On the Street, analysts have so far maintained a constructive medium-term outlook. MarketBeat data shows five analysts with an average price target of $34.50, implying about 116% upside from recent levels. Targets range from $30.00 on the low end to $39.00 on the high end, with consensus sentiment described as a ‘moderate buy’. The divergence between bullish targets and falling spot prices suggests investors are demanding clearer evidence that Bitmine’s pivot can translate into durable cash flows rather than simply expanding technical ambition.
Coverage from outlets including Seeking Alpha and TipRanks has framed the preferred offering as explicitly geared toward ‘Ethereum expansion financing’. While the company has not detailed every deployment line item publicly, the strategic logic is straightforward: Ethereum’s shift to proof-of-stake has moved value creation away from mining and toward staking economics and infrastructure services, while demand for high-performance compute—particularly GPUs—has become a parallel growth vector for crypto-native firms seeking diversified revenue streams.
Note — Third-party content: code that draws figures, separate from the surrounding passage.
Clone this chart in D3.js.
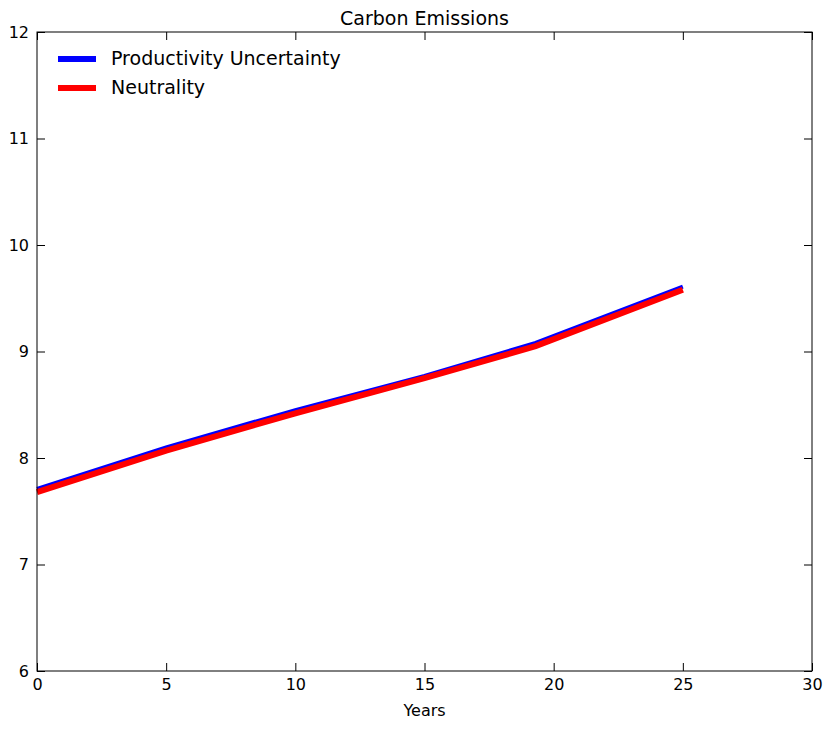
<!DOCTYPE html>
<html><head><meta charset="utf-8">
<script src="https://cdn.jsdelivr.net/npm/d3@7"></script>
<style>body{margin:0;background:#fff;font-family:"DejaVu Sans",sans-serif}</style>
</head><body><div id="chart"></div>
<script>
// Series values
const years = [0, 5, 10, 15, 19.3, 25];
const productivity = [7.71, 8.10, 8.45, 8.77, 9.08, 9.61];
const neutrality = [7.68, 8.07, 8.42, 8.75, 9.05, 9.58];
const xTicks = [0, 5, 10, 15, 20, 25, 30];
const yTicks = [6, 7, 8, 9, 10, 11, 12];

const W = 832, H = 730;
const margin = { top: 32, right: 20, bottom: 59, left: 37 };
const w = W - margin.left - margin.right, h = H - margin.top - margin.bottom;

const svg = d3.select("#chart").append("svg").attr("width", W).attr("height", H);
const g = svg.append("g").attr("transform", `translate(${margin.left},${margin.top})`);

const x = d3.scaleLinear().domain([0, 30]).range([0, w]);
const y = d3.scaleLinear().domain([6, 12]).range([h, 0]);

// Axes with inward ticks on all four sides
const styleAxis = a => {
    a.select(".domain").remove();
    a.selectAll("line").attr("stroke", "#000");
    a.selectAll("text").attr("font-size", 16).attr("font-family", "DejaVu Sans").attr("fill", "#000");
};
g.append("g").attr("transform", `translate(0,${h})`)
    .call(d3.axisBottom(x).tickValues(xTicks).tickFormat(d3.format("d")).tickSizeInner(-8).tickPadding(8)).call(styleAxis);
g.append("g").call(d3.axisTop(x).tickValues(xTicks).tickSizeInner(-8).tickFormat("")).call(styleAxis);
g.append("g").call(d3.axisLeft(y).tickValues(yTicks).tickFormat(d3.format("d")).tickSizeInner(-8).tickPadding(8)).call(styleAxis);
g.append("g").attr("transform", `translate(${w},0)`)
    .call(d3.axisRight(y).tickValues(yTicks).tickSizeInner(-8).tickFormat("")).call(styleAxis);

const line = d3.line().x((d, i) => x(years[i])).y(d => y(d));
g.append("path").datum(productivity).attr("d", line).attr("fill", "none").attr("stroke", "#0000ff").attr("stroke-width", 4);
g.append("path").datum(neutrality).attr("d", line).attr("fill", "none").attr("stroke", "#ff0000").attr("stroke-width", 6);

g.append("rect").attr("width", w).attr("height", h).attr("fill", "none").attr("stroke", "#000");

// Title and label
svg.append("text").attr("x", margin.left + w / 2).attr("y", 25).attr("text-anchor", "middle")
    .attr("font-size", 19).text("Carbon Emissions");
svg.append("text").attr("x", margin.left + w / 2).attr("y", 716).attr("text-anchor", "middle")
    .attr("font-size", 16).text("Years");

// Legend
const legend = [["Productivity Uncertainty", "#0000ff"], ["Neutrality", "#ff0000"]];
legend.forEach(([name, c], i) => {
    const ly = 59 + i * 29;
    svg.append("line").attr("x1", 58).attr("x2", 96).attr("y1", ly).attr("y2", ly)
        .attr("stroke", c).attr("stroke-width", 6);
    svg.append("text").attr("x", 111).attr("y", ly + 6).attr("font-size", 19).text(name);
});
</script></body></html>
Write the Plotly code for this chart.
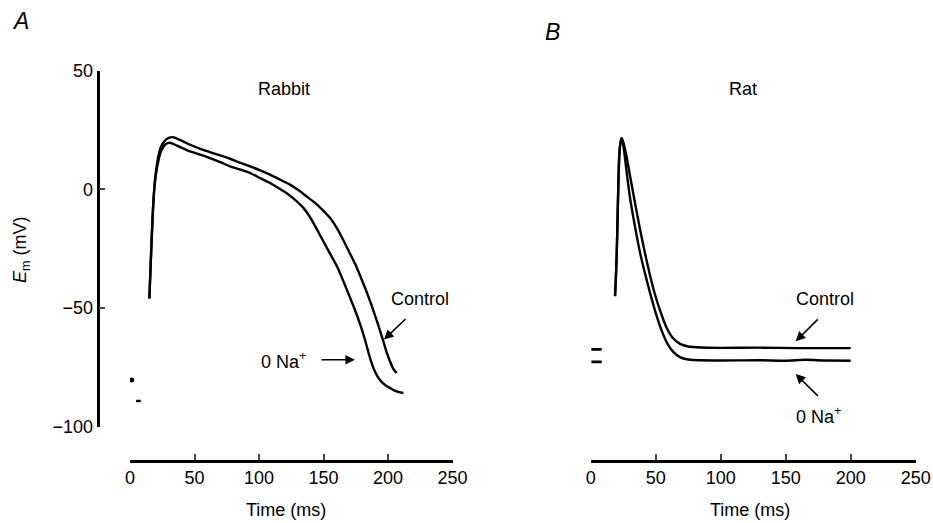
import plotly.graph_objects as go

# ---------------- data (time in ms, membrane potential in mV) ----------------
rabbit_ctrl_t = [15, 16.5, 17.5, 18.5, 20, 22, 24, 27, 30, 33, 36, 40, 46.5, 55, 62, 70, 77.5, 85, 93,
                 100, 108.5, 116, 124, 131, 137, 143, 149, 155, 160, 165, 170, 175, 180, 184, 188,
                 192, 196.4, 199, 201.6, 204, 206.7]
rabbit_ctrl_v = [-46, -25, -12, -2, 7, 14, 18, 20.5, 21.7, 22, 21.5, 20.5, 18.8, 17, 15.7, 14.3, 12.9, 11.3, 9.7,
                 8.2, 6.2, 4.2, 2, -0.5, -3, -5.5, -8.5, -12, -16, -21, -26.5, -32, -38.5, -44, -50,
                 -56.5, -64, -68.8, -72.5, -75.5, -77.4]

rabbit_na0_t = [15, 16.5, 17.5, 18.5, 20, 22, 24, 27, 30, 33, 36, 40, 46.5, 55, 62, 70, 77.5, 85, 93,
                100, 108.5, 116, 121.5, 128, 134.4, 140.5, 147, 154, 161, 167.5, 173.8, 178.5, 182.5,
                185.5, 188.5, 191.5, 194.5, 198, 202, 206, 211.9]
rabbit_na0_v = [-46, -25, -12, -2, 6, 12, 16, 18.8, 19.6, 19.3, 18.5, 17.6, 16, 14.5, 13.2, 11.5, 9.7, 8.4, 6.9,
                5, 2.7, 0.3, -1.6, -4.4, -7.8, -12.5, -19, -26, -33, -41.5, -50, -57, -64,
                -70, -75, -78.5, -80.8, -82.5, -83.8, -85, -85.8]

rat_ctrl_t = [18.7, 19.3, 20, 20.6, 21.2, 22, 23, 23.8, 24.8, 26, 27.7, 30, 34, 38, 41.8, 45.5, 49.5,
              54, 58.5, 63, 68.7, 75, 81.5, 100, 130, 160, 200]
rat_ctrl_v = [-45, -38, -27.5, -14, 0.5, 14.6, 20, 21.6, 20.3, 17.8, 13.5, 6.5, -5.5, -17, -27, -36, -44.4,
              -52, -58.4, -62.5, -65.1, -66.2, -66.5, -66.8, -66.7, -66.9, -66.9]

rat_na0_t = [18.7, 19.3, 20, 20.6, 21.2, 22, 23, 23.8, 24.6, 25.3, 26.2, 27.5, 29, 30.5, 34, 37.9, 41.8,
             45.6, 50, 54.6, 59, 63.5, 69, 76.4, 99.5, 130, 150, 165, 180, 200]
rat_na0_v = [-45, -38, -27.5, -14, 0.5, 14.6, 20, 21.6, 20.3, 17.8, 14, 8, 1.5, -4.5, -15.5, -26.5, -35.5,
             -43.5, -52, -59.5, -65, -68.5, -70.8, -71.8, -72.1, -72, -72.2, -71.8, -72.1, -72.2]

# resting potential markers
rabbit_rest_ctrl_t = [1.3]
rabbit_rest_ctrl_v = [-80.3]
rabbit_rest_na0_t = [4.7, 8.3]
rabbit_rest_na0_v = [-89.2, -89.2]
rat_rest_ctrl_t = [0.5, 8.5]
rat_rest_ctrl_v = [-67.4, -67.4]
rat_rest_na0_t = [0.5, 8.5]
rat_rest_na0_v = [-72.7, -72.7]

x_ticks = [0, 50, 100, 150, 200, 250]
y_ticks = [-100, -50, 0, 50]

FONT = "Liberation Sans, Arial, Helvetica, sans-serif"
FS = 18
LW = 2.4

fig = go.Figure()

def line(t, v, xa, ya, w=LW, smooth=True):
    fig.add_trace(go.Scatter(x=t, y=v, mode="lines", xaxis=xa, yaxis=ya,
                             line=dict(color="black", width=w,
                                       shape="spline" if smooth else "linear", smoothing=0.5),
                             showlegend=False, hoverinfo="skip"))

line(rabbit_ctrl_t, rabbit_ctrl_v, "x", "y")
line(rabbit_na0_t, rabbit_na0_v, "x", "y")
line(rat_ctrl_t, rat_ctrl_v, "x2", "y2")
line(rat_na0_t, rat_na0_v, "x2", "y2")
fig.add_trace(go.Scatter(x=rabbit_rest_ctrl_t, y=rabbit_rest_ctrl_v, mode="markers", xaxis="x", yaxis="y",
                         marker=dict(color="black", size=5), showlegend=False, hoverinfo="skip"))
line(rabbit_rest_na0_t, rabbit_rest_na0_v, "x", "y", 2.5, False)
line(rat_rest_ctrl_t, rat_rest_ctrl_v, "x2", "y2", 2.8, False)
line(rat_rest_na0_t, rat_rest_na0_v, "x2", "y2", 2.8, False)

W, H = 933, 523
def px(x):
    return x / W
def py(y):
    return 1 - y / H

tickfont = dict(family=FONT, size=FS, color="black")
xcommon = dict(range=[0, 250], tickvals=x_ticks, ticks="inside", ticklen=6, tickwidth=2.4,
               showline=True, linecolor="black", linewidth=2.6, showgrid=False, zeroline=False,
               tickfont=tickfont, anchor="free", position=py(461), fixedrange=True,
               automargin=False)

fig.update_layout(
    width=W, height=H,
    margin=dict(l=0, r=0, t=0, b=0, pad=0),
    paper_bgcolor="white", plot_bgcolor="white",
    font=dict(family=FONT, color="black"),
    xaxis=dict(domain=[px(130), px(452.5)], **xcommon),
    xaxis2=dict(domain=[px(590.7), px(915.7)], **xcommon),
    yaxis=dict(domain=[py(426.7), py(70.7)], range=[-100, 50], tickvals=y_ticks,
               ticks="inside", ticklen=6, tickwidth=2.4, showline=True, linecolor="black",
               linewidth=2.6, showgrid=False, zeroline=False, tickfont=tickfont,
               anchor="free", position=px(97.5), fixedrange=True, automargin=False),
    yaxis2=dict(domain=[py(426.7), py(70.7)], range=[-100, 50], visible=False,
                anchor="x2", fixedrange=True, automargin=False),
)

def txt(x, y, s, size=FS, **kw):
    fig.add_annotation(x=px(x), y=py(y), xref="paper", yref="paper", text=s, showarrow=False,
                       xanchor="center", yanchor="middle",
                       font=dict(family=FONT, size=size, color="black"), **kw)

txt(20, 21, "<i>A</i>", size=23)
txt(552, 32, "<i>B</i>", size=23)
txt(284, 89, "Rabbit")
txt(743, 89, "Rat")
txt(420, 299, "Control")
txt(283, 360, "0 Na<sup>+</sup>")
txt(825, 299, "Control")
txt(818, 415, "0 Na<sup>+</sup>")
txt(286, 510, "Time (ms)")
txt(750, 510, "Time (ms)")
txt(21, 250, "<i>E</i><sub>m</sub> (mV)", textangle=-90)

def arrow(xref, yref, x, y, ax, ay):
    fig.add_annotation(x=x, y=y, xref=xref, yref=yref, ax=ax, ay=ay, text="", showarrow=True,
                       arrowhead=2, arrowsize=1.2, arrowwidth=1.6, arrowcolor="black")

arrow("x", "y", 196.9, -63.3, 23, -22)
arrow("x", "y", 174.4, -71.8, -35, 0)
arrow("x2", "y2", 157.7, -64, 23.6, -23.3)
arrow("x2", "y2", 157.7, -77.8, 23.6, 23.3)

fig.write_html("out.html", config={"displayModeBar": False},
               post_script="document.body.style.margin='0';document.body.style.overflow='hidden';")
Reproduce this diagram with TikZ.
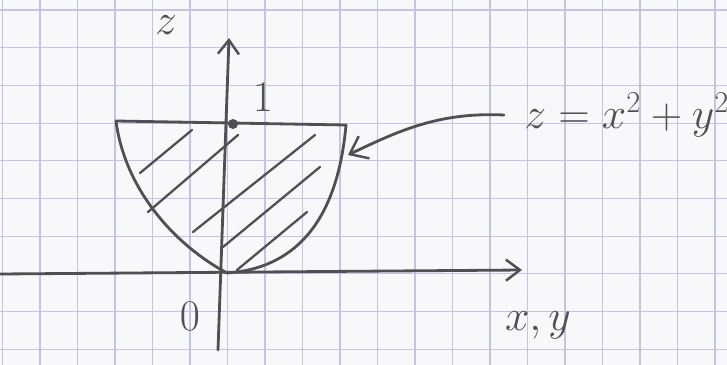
\documentclass[tikz,border=0pt]{standalone}
\usetikzlibrary{arrows.meta}
\definecolor{paper}{RGB}{248,248,250}
\definecolor{gridc}{RGB}{195,195,228}
\definecolor{pencil}{RGB}{80,80,82}
\tikzset{
  gridline/.style={draw=gridc,line width=0.6pt},
  pen/.style={draw=pencil,line width=1.6pt,line cap=round,line join=round},
  hatchline/.style={draw=pencil,line width=1.3pt,line cap=round},
  lbl/.style={text=pencil,inner sep=0pt},
  axisarrow/.style={pen,-{Straight Barb[length=8pt,width=12pt,line width=1.4pt]}},
}
\begin{document}
\begin{tikzpicture}[x=0.02cm,y=-0.02cm]
\fill[paper] (0,0) rectangle (727,365);
\useasboundingbox (0,0) rectangle (727,365);
% grid paper
\foreach \i in {0,...,19} \draw[gridline] ({2.5+37.5*\i},0) -- ++(0,365);
\foreach \i in {0,...,9} \draw[gridline] (0,{10+37.7*\i}) -- ++(727,0);
% named points
\coordinate (O) at (227,273);
\coordinate (xs) at (0,274);
\coordinate (xe) at (522,270);
\coordinate (zs) at (218,350);
\coordinate (ze) at (229,38);
\coordinate (TL) at (116,121);
\coordinate (TR) at (346,125);
\coordinate (P) at (348,155);
% axes
\draw[axisarrow] (xs) -- (xe);
\draw[axisarrow] (zs) -- (ze);
% bowl
\draw[pen] (TL) .. controls (125,190) and (175,245) .. (O);
\draw[pen] (O) .. controls (300,268) and (338,215) .. (TR);
\draw[pen] (TL) -- (TR);
\fill[pencil] (233,124) circle (5);
% hatching
\draw[hatchline] (140,173) -- (192,130);
\draw[hatchline] (148,212) -- (238,135);
\draw[hatchline] (193,232) -- (315,135);
\draw[hatchline] (223,247) -- (320,167);
\draw[hatchline] (237,270) -- (307,212);
% labels
\node[lbl,font=\fontsize{24}{28}\selectfont] (zl) at (166,25) {$z$};
\node[lbl,font=\fontsize{24}{28}\selectfont] (one) at (263,97) {$1$};
\node[lbl,font=\fontsize{28}{32}\selectfont] (zero) at (190,316) {$0$};
\node[lbl,font=\fontsize{24}{28}\selectfont] (xy) at (538,325) {$x,y$};
\node[lbl,font=\fontsize{23}{27}\selectfont,anchor=west] (eq) at (524,115) {$z=x^2+y^2$};
% pointer
\draw[pen,-{Straight Barb[length=9pt,width=14pt,line width=1.4pt]}] ([xshift=-0.4cm]eq.west) .. controls (440,112) and (400,130) .. (P);
\end{tikzpicture}
\end{document}
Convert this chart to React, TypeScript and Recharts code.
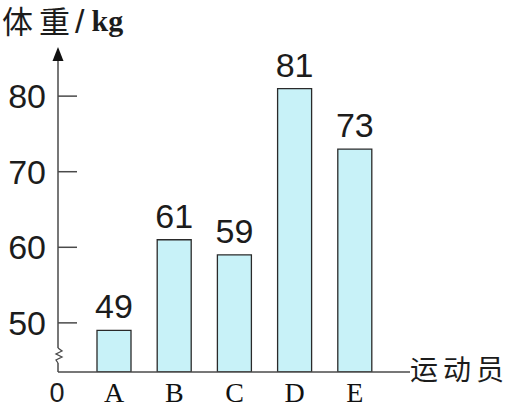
import React from 'react';
import { BarChart, Bar, XAxis, YAxis, LabelList } from 'recharts';

const categories = ['A', 'B', 'C', 'D', 'E'];
const weights = [49, 61, 59, 81, 73];
const yTicks = [50, 60, 70, 80];
const yDomain = [43.5, 86.5];

const data = categories.map((c, i) => ({ name: c, weight: weights[i] }));

const W = 509;
const H = 409;
const AXIS_X = 58;
const PLOT_TOP = 47;
const PLOT_BOTTOM = 372;
const SANS = '"Liberation Sans", Arial, sans-serif';
const SERIF = '"Liberation Serif", "Times New Roman", serif';
const CJK = '"Noto Sans CJK SC", sans-serif';
const AXIS_COLOR = '#4a4a4a';
const TEXT = '#1c1c1c';

const YTick = (props: any) => {
  const { y, payload } = props;
  return (
    <g>
      <line x1={AXIS_X} x2={AXIS_X + 19} y1={y} y2={y} stroke={AXIS_COLOR} strokeWidth={1.5} />
      <text x={46} y={y + 12} textAnchor="end" fontFamily={SANS} fontSize={34} fill={TEXT}>
        {payload.value}
      </text>
    </g>
  );
};

const XTick = (props: any) => {
  const { x, payload } = props;
  return (
    <text x={x} y={PLOT_BOTTOM + 30} textAnchor="middle" fontFamily={SERIF} fontSize={28} fill="#111">
      {payload.value}
    </text>
  );
};

export default function App() {
  return (
    <div style={{ position: 'absolute', left: 0, top: 0, width: W, height: H, background: '#fff' }}>
      <BarChart
        width={W}
        height={H}
        data={data}
        margin={{ top: PLOT_TOP, right: 99, bottom: 0, left: 0 }}
      >
        <XAxis
          dataKey="name"
          height={H - PLOT_BOTTOM}
          padding={{ left: 26, right: 25 }}
          axisLine={{ stroke: AXIS_COLOR, strokeWidth: 1.5 }}
          tickLine={false}
          tickSize={0}
          tickMargin={0}
          interval={0}
          tick={<XTick />}
        />
        <YAxis
          type="number"
          domain={yDomain}
          ticks={yTicks}
          allowDataOverflow
          width={AXIS_X}
          axisLine={false}
          tickLine={false}
          tickSize={0}
          tickMargin={0}
          tick={<YTick />}
        />
        <Bar dataKey="weight" barSize={34} fill="#c8f2f8" stroke="#2a2a2a" strokeWidth={1.3} isAnimationActive={false}>
          <LabelList
            dataKey="weight"
            position="top"
            offset={12}
            style={{ fontFamily: SANS, fontSize: 34, fill: TEXT }}
          />
        </Bar>
        <g>
          <line x1={AXIS_X} x2={AXIS_X} y1={58} y2={348} stroke={AXIS_COLOR} strokeWidth={1.5} />
          <polyline
            points={`${AXIS_X},348 ${AXIS_X + 4},351 ${AXIS_X - 2},354 ${AXIS_X + 4},357 ${AXIS_X - 2},360 ${AXIS_X},363`}
            fill="none"
            stroke={AXIS_COLOR}
            strokeWidth={1.3}
          />
          <line x1={AXIS_X} x2={AXIS_X} y1={363} y2={PLOT_BOTTOM} stroke={AXIS_COLOR} strokeWidth={1.5} />
          <polygon points={`${AXIS_X},${PLOT_TOP} ${AXIS_X - 5.5},61 ${AXIS_X + 5.5},61`} fill="#111" />
          <text x={57} y={402} textAnchor="middle" fontFamily={SANS} fontSize={27} fill={TEXT}>0</text>
          <text x={2} y={33} fill={TEXT}>
            <tspan fontFamily={CJK} fontSize={31}>体</tspan>
            <tspan fontFamily={CJK} fontSize={31} dx={6}>重</tspan>
            <tspan fontFamily={SANS} fontSize={34} dx={5}>/</tspan>
            <tspan fontFamily={SERIF} fontSize={30} fontWeight="bold" dx={7} dy={-2}>kg</tspan>
          </text>
          <text x={410} y={380} fontFamily={CJK} fontSize={28} letterSpacing={5} fill={TEXT}>运动员</text>
        </g>
      </BarChart>
    </div>
  );
}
Bitmine’s immersion cooling technology is central to that thesis. Immersion systems can improve thermal efficiency and density for high-performance hardware setups, making them potentially attractive for GPU-heavy deployments. In market terms, Bitmine is attempting to differentiate from pure-play Bitcoin miners by leaning into ‘high-density computing’ capabilities that could support Ethereum-adjacent activities such as staking infrastructure and other compute-intensive services.
The stock’s longer-term chart underscores both the opportunity and the fragility of sentiment. BMNR’s 52-week high stands at $161.00, while the 52-week low is $3.92. With shares near $15.90–$15.94, the equity remains down roughly 90% from its peak, yet up more than 300% from the low—an unusually wide band that reflects how quickly narratives can reprice in smaller, high-beta crypto infrastructure names.
For now, market reaction appears mixed. Crypto-focused publications have highlighted the preferred issuance as a notable funding event, but investors are still waiting for more concrete indicators—such as utilization rates, unit economics, and revenue contribution—showing that the Ethereum and GPU infrastructure buildout can meaningfully improve financial performance. Until those metrics become clearer, Bitmine’s preferred financing may be viewed less as a catalyst on its own and more as a runway extension that raises the stakes for execution.